Here’s another example of the advantage of journalists always being armed with video-capable cameras.
There was a dramatic fire in Gloucester, Mass. Saturday morning. GateHouse Media photojournalist Kirk Williamson shot both stills and video (for the video, he used one of the Casio’s we issue).
Editor Chris Biondi posted this interview with Kirk.
How did you juggle between still and video? What was your thought process? As with all spot news it’s important to shoot the overall as you are going into the scene. This I did with my still cameras, shooting wide with one camera and long with the other. Once the paper and Web site are covered with stills (about 10 minutes in) I pulled out the Casio and started doing video overalls following the same routine. Wide overall, then tight action. In this situation it’s important to follow a pattern and not get all flustered with what is going on. After I had some video I went back to shooting stills and alternated back and forth until I went, looking for different angles, etc.

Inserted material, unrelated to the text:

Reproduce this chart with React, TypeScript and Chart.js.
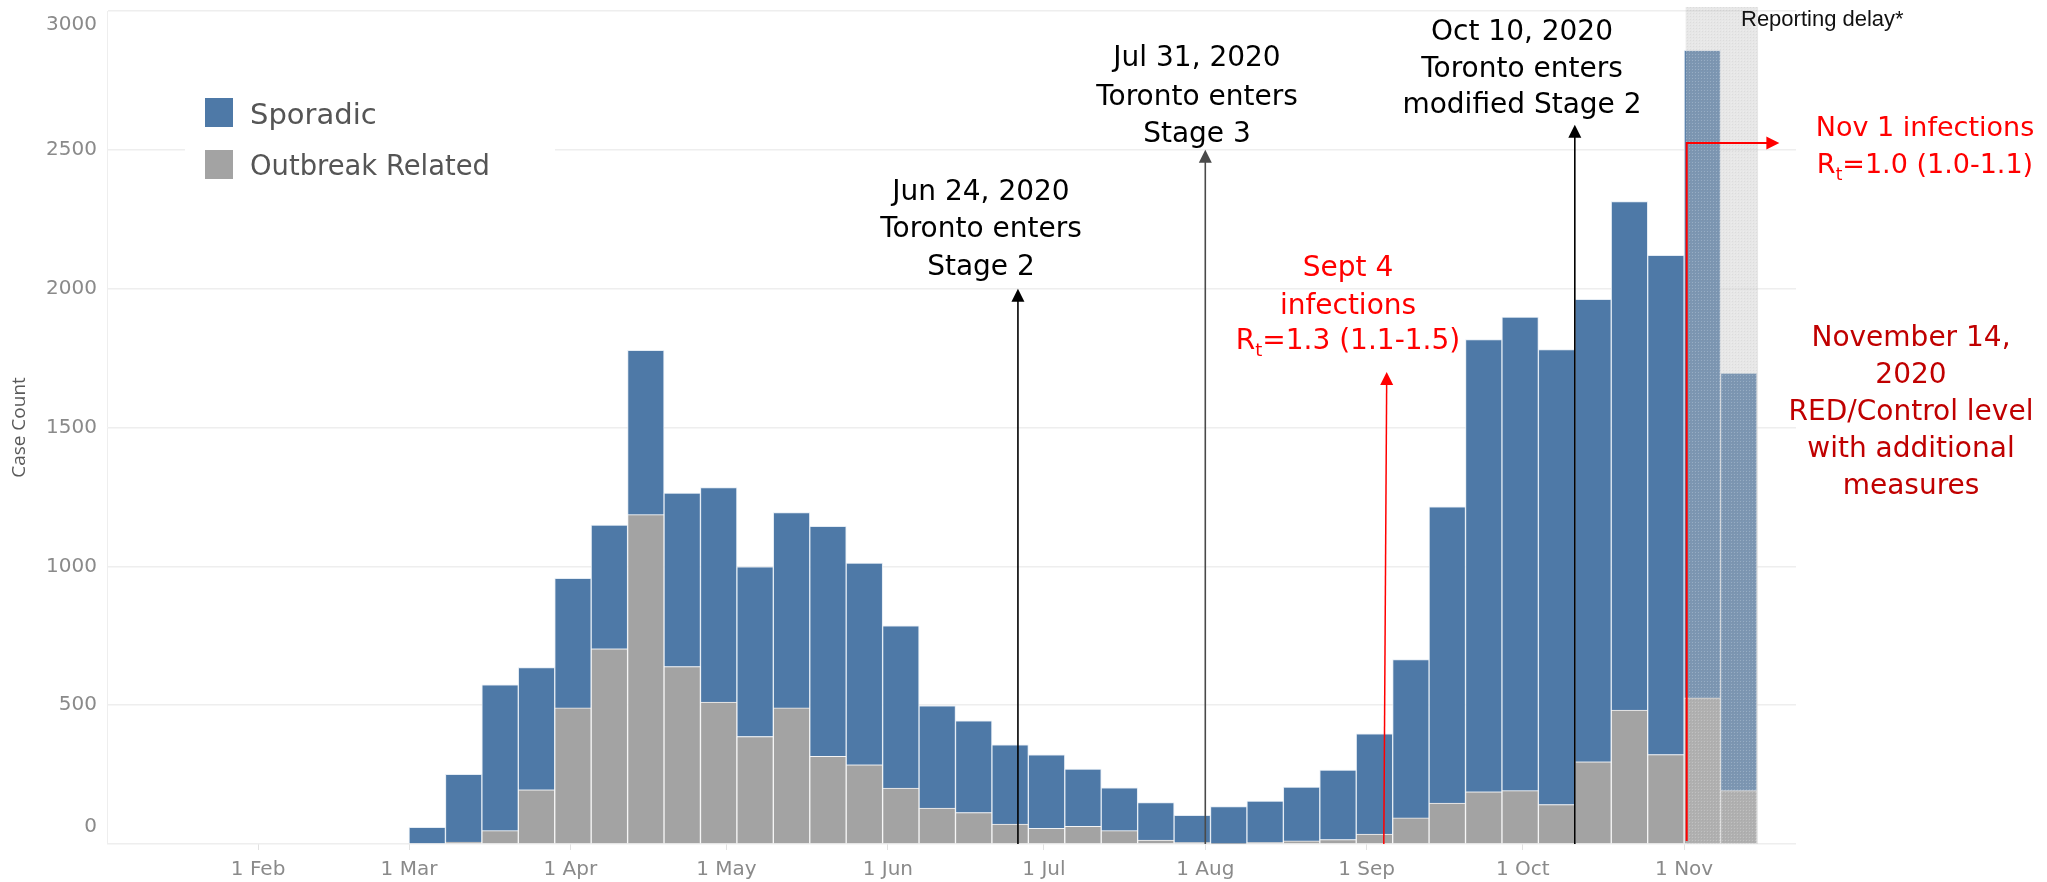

I would contend that Kirk would have had a lot harder time doing both stills and video if, after taking his stills, he had a complete video camera kit to set up (bigger camera, tripod, lights, mics, etc.). And having all that, there would be a real temptation to turn this into a “visual journalism story,” instead of simply showing what’s going on. And the whole process, including editing, would have taken exponentially longer. For this event, just being able to whip out the Casio and get a few frames to show the fire live-action is all that is needed.